People understand that there are major infringements on social justice within conventional agriculture, even within conventional organic. People even get that local organic fare is socioeconomically exclusive and that something must be done to lower the cost of good food. People get that. But nobody in my local food movement really understands that all their favorite local organic farms that dominate their farmers’ market still depend on largely segregated Latino/a immigrant labor. And yes, life on a small-scale organic farm is much “better” than on conventional farms. Truth. But the vulnerabilities are still there. The power disparities are still there. Whiteness and racism are both still being reproduced. And yet, this is only just being acknowledged by academics and almost never discussed by farmers and foodies themselves.

But I can’t just come out and say that. I cannot make some grand statement from a major local farm on social media about our vulnerable employees without inherently making them more vulnerable. Moreover, it is not my place to talk “about” anyone. But even if I could, some of you wouldn’t want to hear it. When I write about food for a local organic farm that serves a broad audience, I have to keep things relatively light. I can’t get too political or even too botanical without losing people. But really, I’m already framing the situation entirely wrong. I’m sitting here asking myself, what should I write in this newsletter? But I am not the voice that needs to be heard.

I may not be the person with all the answers, but I am a person who knows that we need to start trying to come up with some. In Eric-Holt Giménez’ latest book, A Foodie’s Guide to Capitalism, he explains how our food system functions by extracting wealth from both the environment and from labor . And yet the discourse around local food is all about bringing value to the environment and never about valuing immigrant labor. What would the world look like if foodies and farmers valued a social justice certification as highly as organic? What would my local farming community be like if the immigrant voices that supported them were leading the way?

Before we get too excited about how to start “helping” to bridge this gap from immigrant to table, a trap I fall into on the daily, let’s not. I hold a quote from Indigenous Australian activist Lilla Watson close to my heart while working through these problematic issues, and I like to think that I am more balanced because of it:

“If you have come here to help me, you are wasting your time. But if you have come because your liberation is bound up with mine, then let us work together.”

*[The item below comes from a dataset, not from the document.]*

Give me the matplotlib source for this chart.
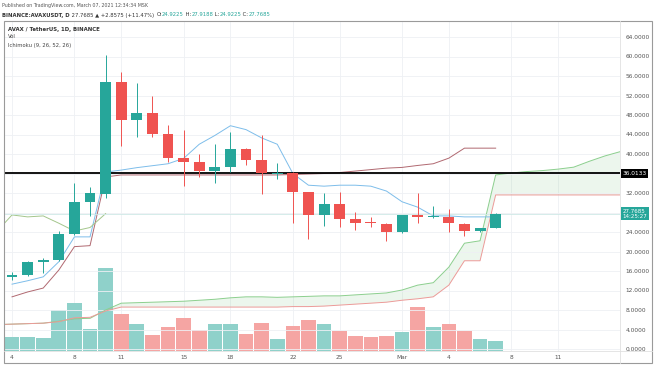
import matplotlib
matplotlib.use('Agg')
import matplotlib.pyplot as plt
import numpy as np
from matplotlib.patches import Rectangle

# daily candles, Feb 4 .. Mar 7 2021 (index 0 = Feb 4)
opens = [14.8, 15.2, 17.8, 18.3, 23.6, 30.2, 31.8, 54.8, 47.0, 48.4, 44.1, 39.2,
         38.4, 36.5, 37.3, 41.0, 38.8, 35.8, 36.1, 32.2, 27.5, 29.7, 26.7, 26.1,
         25.6, 24.0, 27.5, 27.1, 27.1, 25.6, 24.2, 24.9225]
highs = [15.8, 18.0, 18.6, 24.2, 34.0, 33.2, 60.3, 56.8, 54.6, 51.9, 45.9, 44.9,
         40.0, 42.0, 44.5, 41.2, 43.9, 38.2, 36.3, 32.2, 32.0, 32.2, 28.1, 27.1,
         25.8, 27.5, 32.0, 29.3, 28.7, 25.8, 24.9, 27.9188]
lows = [14.2, 15.0, 15.6, 18.0, 23.4, 27.3, 31.0, 41.6, 43.5, 43.5, 38.4, 33.4,
        35.3, 34.1, 36.3, 37.7, 31.8, 34.9, 25.8, 22.6, 25.2, 25.0, 24.4, 25.0,
        22.2, 23.8, 25.9, 26.9, 24.0, 23.2, 24.0, 24.9225]
closes = [15.2, 17.8, 18.3, 23.6, 30.2, 32.0, 54.8, 47.0, 48.4, 44.1, 39.2, 38.4,
          36.5, 37.3, 41.0, 38.8, 36.1, 36.1, 32.2, 27.5, 29.7, 26.7, 25.9, 25.8,
          24.0, 27.5, 27.1, 27.3, 25.8, 24.2, 24.9225, 27.7685]
volumes = [13.7, 13.7, 12.7, 41.0, 48.3, 22.3, 83.0, 36.7, 27.0, 15.7, 23.7, 33.3,
           21.0, 26.7, 26.7, 17.3, 28.3, 12.0, 25.3, 30.7, 27.0, 20.3, 15.3, 14.3,
           15.3, 19.0, 43.7, 23.7, 26.7, 20.0, 12.3, 9.7]

# ichimoku lines
tenkan = [13.3, 14.0, 14.8, 17.9, 23.0, 23.0, 36.3, 36.7, 37.2, 37.6, 38.0, 39.1,
          42.0, 43.8, 45.8, 45.0, 43.3, 42.0, 36.0, 33.6, 33.4, 33.6, 33.6, 33.4,
          32.4, 30.2, 29.1, 27.3, 27.3, 27.1, 27.1, 27.1]
kijun = [10.7, 11.7, 12.5, 16.2, 21.0, 21.2, 35.3, 35.7, 35.7, 35.7, 35.7, 35.7,
         35.7, 35.7, 35.7, 35.7, 35.7, 35.7, 35.8, 35.9, 36.0, 36.2, 36.5, 36.8,
         37.1, 37.25, 37.65, 38.0, 39.15, 41.2, 41.2, 41.2]
# leading spans, index -1 (Feb 3) .. 40 (Mar 16)
span_a = [5.0, 5.1, 5.2, 5.3, 5.7, 6.2, 6.3, 8.0, 9.4, 9.5, 9.6, 9.7, 9.8,
          10.0, 10.2, 10.5, 10.7, 10.7, 10.6, 10.7, 10.8, 10.9, 10.9, 11.1, 11.3,
          11.5, 12.1, 13.1, 13.6, 16.8, 21.7, 22.2, 35.7, 36.1, 36.4, 36.6, 36.9,
          37.3, 38.5, 39.6, 40.5, 41.0]
span_b = [5.0, 5.1, 5.2, 5.3, 5.6, 6.4, 6.5, 7.8, 8.6, 8.6, 8.6, 8.6, 8.6,
          8.6, 8.6, 8.6, 8.6, 8.6, 8.6, 8.7, 8.7, 8.8, 9.0, 9.2, 9.4,
          9.6, 10.0, 10.3, 10.7, 13.1, 18.1, 18.1, 31.6, 31.6, 31.6, 31.6, 31.6,
          31.6, 31.6, 31.6, 31.6, 31.6]

tick_pos = [0, 4, 7, 11, 14, 18, 21, 25, 28, 32, 35]
tick_labels = ['4', '8', '11', '15', '18', '22', '25', 'Mar', '4', '8', '11']
price_ticks = np.arange(0, 65, 4)
level = 36.0133

UP = '#26a69a'
DOWN = '#ef5350'
GRID = '#eef0f4'

W, H = 654, 366
fig = plt.figure(figsize=(W / 100, H / 100), dpi=100)
fig.patch.set_facecolor('white')

left, right, top, bottom = 5, 620, 22, 351
rect = [left / W, 1 - bottom / H, (right - left) / W, (bottom - top) / H]
xlim = (-0.45, 38.97)

# volume in the back
axv = fig.add_axes(rect)
n = len(closes)
x = np.arange(n)
up = np.array(closes) >= np.array(opens)
vcol = np.where(up, '#8fd1ca', '#f5a5a3')
axv.bar(x, volumes, width=0.94, color=vcol, linewidth=0)
axv.set_xlim(*xlim)
axv.set_ylim(0, bottom - top)
axv.set_xticks(tick_pos)
axv.grid(axis='x', color=GRID, linewidth=0.6)
axv.set_axisbelow(True)
axv.tick_params(length=0, labelbottom=False, labelleft=False)
for s in axv.spines.values():
    s.set_visible(False)

# price axes on top
ax = fig.add_axes(rect)
ax.patch.set_alpha(0)
ax.set_xlim(*xlim)
ax.set_ylim((349 - bottom) / 4.875, (349 - top) / 4.875)
ax.set_yticks(price_ticks)
# 36 and 28 are covered by the price tags
ax.set_yticklabels(['' if v in (28, 36) else '%.4f' % v for v in price_ticks])
ax.yaxis.tick_right()
ax.set_xticks(tick_pos)
ax.set_xticklabels(tick_labels)
ax.tick_params(length=0, labelsize=4.2, colors='#555555')
ax.tick_params(axis='y', pad=4)
ax.tick_params(axis='x', pad=3)
ax.grid(axis='y', color=GRID, linewidth=0.6)
for s in ax.spines.values():
    s.set_visible(False)

# cloud
xs = np.arange(-1, len(span_a) - 1)
a = np.array(span_a)
b = np.array(span_b)
ax.fill_between(xs, a, b, where=a >= b, interpolate=True, color='#4caf50', alpha=0.1, linewidth=0)
ax.fill_between(xs, a, b, where=a < b, interpolate=True, color='#f44336', alpha=0.1, linewidth=0)
ax.plot(xs, a, color='#8ccf8e', linewidth=0.7)
ax.plot(xs, b, color='#ec9a98', linewidth=0.7)

ax.plot(x, kijun, color='#b06870', linewidth=0.7)
ax.plot(x, tenkan, color='#7dbdea', linewidth=0.7)
# lagging span: closes moved back 25 bars
ax.plot(np.arange(-1, n - 25), closes[24:], color='#a4c68c', linewidth=0.7)

# price lines
ax.axhline(closes[-1], color='#cfe9e6', linewidth=0.6)
ax.axhline(level, color='black', linewidth=1.3)

# candles
o = np.array(opens)
c = np.array(closes)
ccol = np.where(up, UP, DOWN)
ax.vlines(x, lows, highs, colors=ccol, linewidth=0.7, zorder=3)
body = np.maximum(np.abs(c - o), 0.25)
ax.bar(x, body, bottom=np.minimum(o, c), width=0.7, color=ccol, linewidth=0, zorder=4)

# right axis tags
ax.text(1.004, level, '%.4f' % level, transform=ax.get_yaxis_transform(),
        fontsize=4.2, color='white', va='center', ha='left',
        bbox=dict(boxstyle='square,pad=0.3', fc='black', ec='none'))
ax.text(1.004, closes[-1], '%.4f\n14:25:27' % closes[-1], transform=ax.get_yaxis_transform(),
        fontsize=4.0, color='white', va='center', ha='left', linespacing=1.0,
        bbox=dict(boxstyle='square,pad=0.3', fc=UP, ec='none'))

# frame
fig.patches.append(Rectangle((4 / W, 1 - 363 / H), 648 / W, 342 / H, transform=fig.transFigure,
                             fill=False, ec='#9a9a9a', lw=0.8))
fig.lines.append(plt.Line2D([right / W, right / W], [1 - 363 / H, 1 - 21 / H],
                            transform=fig.transFigure, color='#e0e0e0', lw=0.6))
fig.lines.append(plt.Line2D([4 / W, 652 / W], [1 - bottom / H, 1 - bottom / H],
                            transform=fig.transFigure, color='#e0e0e0', lw=0.6))

# header texts
fig.text(2 / W, 1 - 5 / H, 'Published on TradingView.com, March 07, 2021 12:34:34 MSK',
         fontsize=3.4, color='#555555', va='center')
t1 = fig.text(2 / W, 1 - 15 / H, 'BINANCE:AVAXUSDT, D', fontsize=3.8, weight='bold',
              color='#333333', va='center')
prev = plt.annotate(' 27.7685 \u25b2 +2.8575 (+11.47%)', xy=(1, 0.5), xycoords=t1,
                    va='center', fontsize=3.8, color='#333333')
parts = [('O:', '#333333'), ('24.9225', UP), (' H:', '#333333'), ('27.9188', UP),
         (' L:', '#333333'), ('24.9225', UP), (' C:', '#333333'), ('27.7685', UP)]
for s, col in parts:
    prev = plt.annotate(s, xy=(1, 0.5), xycoords=prev, va='center', fontsize=3.8, color=col,
                        xytext=(2 if s == 'O:' else 0, 0), textcoords='offset points')

fig.text(8 / W, 1 - 29 / H, 'AVAX / TetherUS, 1D, BINANCE', fontsize=3.9, weight='bold',
         color='#333333', va='center')
fig.text(8 / W, 1 - 37 / H, 'Vol', fontsize=3.8, color='#444444', va='center')
fig.text(8 / W, 1 - 45 / H, 'Ichimoku (9, 26, 52, 26)', fontsize=3.8, color='#444444', va='center')

fig.savefig('out.png', dpi=100)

I am still in love with produce. But this isn’t even about that anymore. It’s not about maximizing the warm fuzzy feels that I get when I commune with the soil or with customers at market. It’s not about me. This is about the migrant farmworkers in my local farming community who continue to be oppressed and forgotten even by the supposedly woke ethical consumers who they feed, as if voting with our dollars was really ever going to solve anything.

This is about how even local organic farmers do not understand their labor force in context and have never been expected to. This is about how I got a bachelor’s in agriculture without taking one class on migrant issues. About how foodies at market ask about what sprays we use and what heirloom tomato varieties we have and not about who we employ. This is about how the power of the words like “Local” and “Organic” has become so complete that we can no longer see a reason to question its limits. This is about a conversation that is not happening between people who do not know each other.